Confecções em malha de algodão, produzido em Angola, e tinha também tecelagem e tinturaria.

Eu apenas sabia pregar botões e mal...mas estava ali para motivar e organizar os trabalhadores, e, para isso, eu sentia-me à vontade.

Eram tempos difíceis, porque não havia nada para consumir. Os kwanzas que ganhávamos não serviam para quase nada. Tinha mais valor a troca directa que o dinheiro.

Comprávamos o algodão para a fábrica, transformávamos em fio na fiação e passava para a tecelagem. Depois a malha era entregue na secção de confecções onde fazíamos as camisolas, blusas, polos, etc.

Os dirigentes dos clubes de futebol e outras modalidades vinham ali buscar as camisolas. Vestimos centenas de atletas em todo o País.

Mas começava a existir um grande problema naquele tempo. Acontecia sempre a falta de alguma coisa:

Ou a luz (até hoje...) Ou a água (até hoje...) Ou a tinta

Ou agulhas.

Ou...sei lá que mais.

Mas havia sempre a força de vontade para darmos solução a tudo. E conseguíamos!

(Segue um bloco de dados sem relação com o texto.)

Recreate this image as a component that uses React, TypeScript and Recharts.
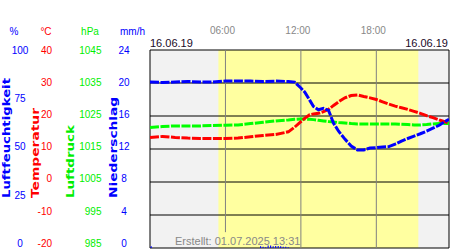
import React from 'react';
import {
  ComposedChart,
  Line,
  Bar,
  XAxis,
  YAxis,
  ReferenceArea,
  ReferenceLine
} from 'recharts';

// time of day in hours for the measured series
const hours = [
  0, 1, 2, 3, 4, 5, 6, 7, 8, 9, 10, 11, 11.5, 12, 12.3, 12.7, 13, 13.4, 13.8, 14.2,
  14.6, 15, 15.5, 16, 16.5, 17, 17.5, 18, 18.5, 19, 19.5, 20, 20.5, 21, 21.5, 22,
  22.5, 23, 23.5, 23.78
];
const humidity = [
  83.8, 83.6, 83.8, 84.1, 83.8, 83.8, 84.3, 84.4, 84.3, 84.1, 84.3, 84.1, 83.8, 80.8, 78.8,
  74.7, 71.5, 69.8, 70.5, 69.5, 63, 59, 55, 51.5, 49.5, 49.5, 50.5, 50.7, 51, 51.2, 52.5,
  54, 55.3, 56.5, 57.7, 59, 60.5, 62, 64, 65
];
const temperature = [
  13.5, 13.8, 13.5, 13.3, 13.2, 13.2, 13.2, 13.3, 13.7, 14.1, 14.4, 15.2, 16.6, 18.3, 19.3,
  20.4, 20.6, 20.8, 21.3, 22, 23.2, 24.3, 25.5, 26.2, 26.4, 25.9, 25.5, 25, 24.3, 23.6, 23,
  22.5, 22, 21.4, 20.8, 20.1, 19.5, 18.8, 18.2, 17.8
];
const pressure = [
  1021.5, 1021.8, 1022, 1022, 1022, 1022.1, 1022.2, 1022.3, 1022.7, 1023.1, 1023.5, 1023.8,
  1024, 1024.1, 1024.1, 1024, 1023.9, 1023.7, 1023.5, 1023.3, 1023.2, 1023, 1022.9, 1022.7,
  1022.6, 1022.6, 1022.6, 1022.6, 1022.6, 1022.6, 1022.6, 1022.5, 1022.4, 1022.3, 1022.3,
  1022.4, 1022.6, 1022.7, 1022.7, 1022.7
];
const rainHours = [0.1, 8.8, 9.0, 9.2, 9.4, 9.6, 9.8, 10.0, 10.2, 10.4, 10.6, 10.8, 11.0];
const rainValues = [0.2, 0.2, 0.15, 0.1, 0.3, 0.3, 0.2, 0.25, 0.25, 0.2, 0.15, 0.15, 0.1];

const humTicks = [0, 25, 50, 75, 100];
const tempTicks = [-20, -10, 0, 10, 20, 30, 40];
const pressTicks = [985, 995, 1005, 1015, 1025, 1035, 1045];
const rainTicks = [0, 4, 8, 12, 16, 20, 24];
const gridTemps = [-10, 0, 10, 20, 30];
const timeTicks = [6, 12, 18];
const timeLabels = ['06:00', '12:00', '18:00'];
const dateLabel = '16.06.19';
const createdLabel = 'Erstellt: 01.07.2025 13:31';
const dayEnd = 23.78;
const sunrise = 5.44;
const sunset = 21.34;

const FONT = '"Liberation Sans", Arial, sans-serif';
const PLOT_TOP = 50;

const rows = [
  ...hours.map((h, i) => ({ h, hum: humidity[i], temp: temperature[i], press: pressure[i] })),
  ...rainHours.map((h, i) => ({ h, rain: rainValues[i] }))
].sort((a, b) => a.h - b.h);

// the value labels sit on a slightly shorter ladder than the grid
const makeTick = (x: number, color: string, anchor: string) => (props: any) => (
  <text
    x={x}
    y={PLOT_TOP + (props.y - PLOT_TOP) * 0.976}
    dy={3.6}
    fill={color}
    fontSize={10}
    fontFamily={FONT}
    textAnchor={anchor}
  >
    {props.payload.value}
  </text>
);

const TimeTick = (props: any) => (
  <text x={props.x - 3} y={34} fill="#888" fontSize={10} fontFamily={FONT} textAnchor="middle">
    {timeLabels[timeTicks.indexOf(props.payload.value)]}
  </text>
);

const sideLabels = [
  { text: 'Luftfeuchtigkeit', x: 10, len: 120, color: '#0000ff' },
  { text: 'Temperatur', x: 39, len: 90, color: '#ff0000' },
  { text: 'Luftdruck', x: 74, len: 73, color: '#00ee00' },
  { text: 'Niederschlag', x: 116.5, len: 101, color: '#0000ff' }
];

const headers = [
  { text: '%', x: 14, color: '#0000ff' },
  { text: '°C', x: 46, color: '#ff0000' },
  { text: 'hPa', x: 90, color: '#00ee00' },
  { text: 'mm/h', x: 132.5, color: '#0000ff' }
];

export default function App() {
  return (
    <div style={{ position: 'absolute', left: 0, top: 0, width: 450, height: 250, background: '#fff' }}>
      <ComposedChart
        width={450}
        height={250}
        data={rows}
        margin={{ top: 30, right: 1, bottom: 2, left: 0 }}
      >
        <XAxis
          dataKey="h"
          type="number"
          orientation="top"
          domain={[0, dayEnd]}
          ticks={timeTicks}
          interval={0}
          height={20}
          axisLine={false}
          tickLine={false}
          tick={TimeTick}
          allowDataOverflow
        />
        <YAxis
          yAxisId="hum"
          type="number"
          domain={[0, 100]}
          ticks={humTicks}
          interval={0}
          width={37.5}
          axisLine={false}
          tickLine={false}
          tick={makeTick(20, '#0000ff', 'middle')}
        />
        <YAxis
          yAxisId="temp"
          type="number"
          domain={[-20, 40]}
          ticks={tempTicks}
          interval={0}
          width={37.5}
          axisLine={false}
          tickLine={false}
          tick={makeTick(52, '#ff0000', 'end')}
        />
        <YAxis
          yAxisId="press"
          type="number"
          domain={[985, 1045]}
          ticks={pressTicks}
          interval={0}
          width={37.5}
          axisLine={false}
          tickLine={false}
          tick={makeTick(101.5, '#00ee00', 'end')}
        />
        <YAxis
          yAxisId="rain"
          type="number"
          domain={[0, 24]}
          ticks={rainTicks}
          interval={0}
          width={37.5}
          axisLine={false}
          tickLine={false}
          tick={makeTick(124, '#0000ff', 'middle')}
        />

        <ReferenceArea yAxisId="hum" x1={0} x2={dayEnd} fill="#f2f2f2" fillOpacity={1} stroke="none" />
        <ReferenceArea yAxisId="hum" x1={sunrise} x2={sunset} fill="#ffffa0" fillOpacity={1} stroke="none" />
        {gridTemps.map((t) => (
          <ReferenceLine key={t} yAxisId="temp" y={t} stroke="#000" strokeWidth={1} />
        ))}
        <ReferenceLine
          yAxisId="hum"
          segment={[{ x: 6, y: 100 }, { x: 6, y: 8 }]}
          stroke="#808080"
          strokeWidth={1}
        />
        <ReferenceLine yAxisId="hum" x={12} stroke="#808080" strokeWidth={1} />
        <ReferenceLine yAxisId="hum" x={18} stroke="#808080" strokeWidth={1} />

        <Bar yAxisId="rain" dataKey="rain" fill="#0000ff" barSize={3} isAnimationActive={false} />
        <Line
          yAxisId="press"
          dataKey="press"
          type="linear"
          stroke="#00ff00"
          strokeWidth={3}
          strokeDasharray="9 1.5"
          dot={false}
          connectNulls
          isAnimationActive={false}
        />
        <Line
          yAxisId="temp"
          dataKey="temp"
          type="linear"
          stroke="#ff0000"
          strokeWidth={3}
          strokeDasharray="9 1.5"
          dot={false}
          connectNulls
          isAnimationActive={false}
        />
        <Line
          yAxisId="hum"
          dataKey="hum"
          type="linear"
          stroke="#0000ff"
          strokeWidth={3}
          strokeDasharray="9 1.5"
          dot={false}
          connectNulls
          isAnimationActive={false}
        />
        <ReferenceArea yAxisId="hum" x1={0} x2={dayEnd} fill="none" stroke="#000" strokeWidth={1} />
      </ComposedChart>

      <svg
        width={450}
        height={250}
        style={{ position: 'absolute', left: 0, top: 0, pointerEvents: 'none' }}
      >
        {headers.map((h) => (
          <text key={h.text} x={h.x} y={35} fill={h.color} fontSize={10} fontFamily={FONT} textAnchor="middle">
            {h.text}
          </text>
        ))}
        {sideLabels.map((l) => (
          <text
            key={l.text}
            x={l.x}
            y={198}
            transform={`rotate(-90 ${l.x} 198)`}
            fill={l.color}
            fontSize={10}
            fontWeight="bold"
            fontFamily='"DejaVu Sans", sans-serif'
            textLength={l.len}
            lengthAdjust="spacingAndGlyphs"
          >
            {l.text}
          </text>
        ))}
        <text x={150} y={47} fill="#1a0a28" fontSize={11} fontFamily={FONT}>
          {dateLabel}
        </text>
        <text x={448} y={47} fill="#1a0a28" fontSize={11} fontFamily={FONT} textAnchor="end">
          {dateLabel}
        </text>
        <text x={175} y={245} fill="#888" fontSize={11} fontFamily={FONT}>
          {createdLabel}
        </text>
      </svg>
    </div>
  );
}
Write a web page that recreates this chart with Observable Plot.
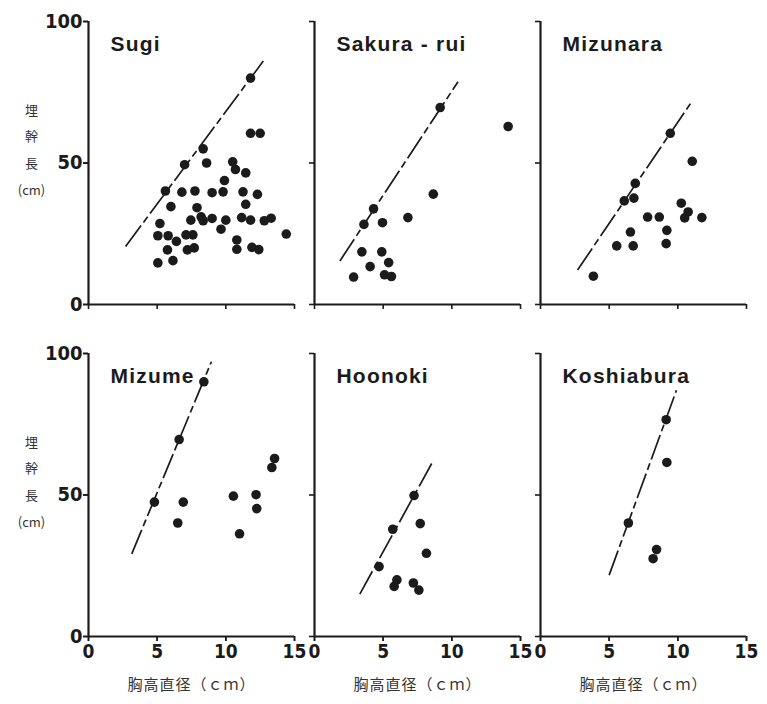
<!DOCTYPE html>
<html><head><meta charset="utf-8">
<script src="https://cdn.jsdelivr.net/npm/d3@7"></script>
<script src="https://cdn.jsdelivr.net/npm/@observablehq/plot@0.6"></script>
<style>
body{margin:0;background:#fff;}
#chart svg{display:block;background:#fff}
g[font-size="21"] text{letter-spacing:1.2px}
g[font-size="15"] text{letter-spacing:1px}
</style></head><body><div id="chart"></div>
<script>
// Panels (species) in reading order
const species = ["Sugi", "Sakura - rui", "Mizunara", "Mizume", "Hoonoki", "Koshiabura"];

// [DBH (cm), buried stem length (cm)]
const sugi = [[11.8,80],[11.8,60.5],[12.5,60.5],[8.35,55],[7.0,49.4],[8.6,50],[10.5,50.4],[10.7,47.7],[11.45,46.5],[9.9,43.8],
  [5.6,40.1],[6.8,39.7],[7.75,40.1],[9.0,39.5],[9.8,39.8],[11.25,39.8],[12.3,38.9],[11.45,35.4],[6.0,34.6],[7.9,34.2],
  [7.45,29.8],[8.2,31.0],[8.35,29.6],[9.0,30.4],[10.0,29.8],[11.15,30.7],[11.8,29.8],[12.8,29.6],[13.3,30.5],[5.2,28.6],
  [9.65,26.6],[5.05,24.3],[5.8,24.3],[7.1,24.6],[7.6,24.6],[6.4,22.3],[10.8,22.8],[14.4,24.9],[5.75,19.3],[7.2,19.3],
  [7.7,20.0],[10.8,19.5],[11.9,20.2],[12.4,19.4],[5.05,14.7],[6.15,15.5]];
const sakura = [[9.15,69.6],[14.1,62.9],[8.65,39.0],[4.3,33.8],[3.6,28.3],[4.95,28.9],[6.8,30.7],[3.45,18.6],[4.9,18.6],
  [5.4,14.8],[4.05,13.4],[2.85,9.7],[5.1,10.5],[5.6,9.9]];
const mizunara = [[9.45,60.5],[11.05,50.6],[6.9,42.8],[6.1,36.6],[6.8,37.6],[10.25,35.8],[10.75,32.7],[10.5,30.6],[7.8,30.9],
  [8.65,30.9],[11.75,30.7],[6.55,25.6],[9.2,26.2],[5.55,20.7],[6.75,20.7],[9.15,21.5],[3.85,10.0]];
const mizume = [[8.4,90],[6.6,69.6],[13.55,62.9],[13.35,59.7],[10.55,49.6],[12.2,50.1],[4.8,47.5],[6.9,47.5],[12.25,45.2],
  [6.5,40.1],[11.0,36.3]];
const hoonoki = [[7.25,49.8],[5.7,37.9],[7.7,39.9],[8.15,29.4],[4.7,24.7],[6.0,20.0],[5.8,17.7],[7.2,18.9],[7.6,16.4]];
const koshiabura = [[9.15,76.6],[9.2,61.5],[6.4,40.1],[8.45,30.7],[8.2,27.5]];
const seriesList = [sugi, sakura, mizunara, mizume, hoonoki, koshiabura];

// Upper-limit lines per panel: [x1, y1, x2, y2]
const fitLines = [[2.7,20.5,12.8,86.5],[1.85,15.4,10.45,78.7],[2.7,12.2,11.0,71.6],
  [3.15,29.2,8.95,97.1],[3.3,15.0,8.6,61.7],[5.0,21.7,9.9,87.0]];

const xTicks = [0, 5, 10, 15];
const yTicks = [0, 50, 100];
const xLabel = "胸高直径（ｃｍ）";
const yLabel = ["埋", "幹", "長", "(cm)"];

const col = i => i % 3, row = i => Math.floor(i / 3);
const points = species.flatMap((s, i) => seriesList[i].map(([d, l]) => ({s, d, l, fx: col(i), fy: row(i)})));
const lines = species.map((s, i) => ({s, x1: fitLines[i][0], y1: fitLines[i][1], x2: fitLines[i][2], y2: fitLines[i][3], fx: col(i), fy: row(i)}));
const titles = species.map((s, i) => ({s, fx: col(i), fy: row(i)}));

const ink = "#1b1b1b";
const numFont = "'Liberation Sans Narrow', 'DejaVu Sans Condensed', 'Liberation Sans', sans-serif";
const jpFont = "'Noto Sans CJK JP', sans-serif";

const chart = Plot.plot({
  width: 767, height: 704,
  marginLeft: 87, marginRight: 19, marginTop: 20, marginBottom: 67,
  facet: {marginTop: 0, marginRight: 0, marginBottom: 0, marginLeft: 0},
  fx: {axis: null, domain: [0, 1, 2], paddingInner: 0.0881, paddingOuter: 0},
  fy: {axis: null, domain: [0, 1], paddingInner: 0.1471, paddingOuter: 0},
  x: {domain: [0, 15], label: null},
  y: {domain: [0, 100], label: null},
  style: {background: "#fff", color: ink},
  marks: [
    Plot.ruleY([0], {stroke: ink, strokeWidth: 2.2}),
    Plot.ruleX([0], {stroke: ink, strokeWidth: 2.2}),
    Plot.axisX({ticks: xTicks, tickSize: 5, strokeWidth: 1.6, tickFormat: () => "", facetAnchor: null, label: null}),
    Plot.axisY({ticks: yTicks, tickSize: 5, strokeWidth: 1.6, tickFormat: () => "", facetAnchor: null, label: null}),
    Plot.axisX({ticks: xTicks, tickSize: 5, tickPadding: 3, strokeWidth: 1.6, facetAnchor: "bottom", label: null,
      fontSize: 19, fontWeight: "bold", fontFamily: numFont}),
    Plot.axisY({ticks: yTicks, tickSize: 5, tickPadding: 1, strokeWidth: 1.6, facetAnchor: "left", label: null,
      fontSize: 20, fontWeight: "bold", fontFamily: numFont}),
    Plot.link(lines, {x1: "x1", y1: "y1", x2: "x2", y2: "y2", fx: "fx", fy: "fy",
      stroke: ink, strokeWidth: 1.7, strokeDasharray: "26,4,7,4"}),
    Plot.dot(points, {x: "d", y: "l", fx: "fx", fy: "fy", r: 4.8, fill: ink, stroke: null}),
    Plot.text(titles, {fx: "fx", fy: "fy", text: "s", frameAnchor: "top-left", dx: 22, dy: 23,
      lineAnchor: "middle", fontSize: 21, fontWeight: "bold", fontFamily: "'Liberation Sans', Arial, sans-serif", fill: ink}),
    Plot.text([0, 1, 2], {fx: d => d, fy: () => 1, text: () => xLabel, frameAnchor: "bottom", dy: 53,
      fontSize: 15, fontFamily: jpFont, fill: "#333"}),
    Plot.text([0, 1], {fx: () => 0, fy: d => d, text: () => yLabel.join("\n"), frameAnchor: "left", dx: -57, dy: -17,
      textAnchor: "middle", lineAnchor: "middle", lineHeight: 2.05, fontSize: 13, fontFamily: jpFont, fill: "#333"})
  ]
});
document.getElementById("chart").append(chart);
</script></body></html>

Estávamos a construir um País novo!

Éramos independentes há dois anos e pouco e queríamos vencer as dificuldades para construir um País melhor.

E todos juntos formávamos uma grande família.

Eu, todos os fins-de-semana, ficava em casa de algum operário- amigo para «farrar» toda a noite.

Não posso esquecer que havia o recolher obrigatório, que começava à meia-noite e terminava às 7h da manhã.

E assim fiz muitos amigos. Grandes amigos com quem, os vivos, claro, ainda mantenho contacto.

A senhora mais idosa da Fábrica, a Mamã Don"Ana, adoptou-me. Protegeu-me. Cuidava-me. Ela tinha nascido em Luanda, no Sambizanga.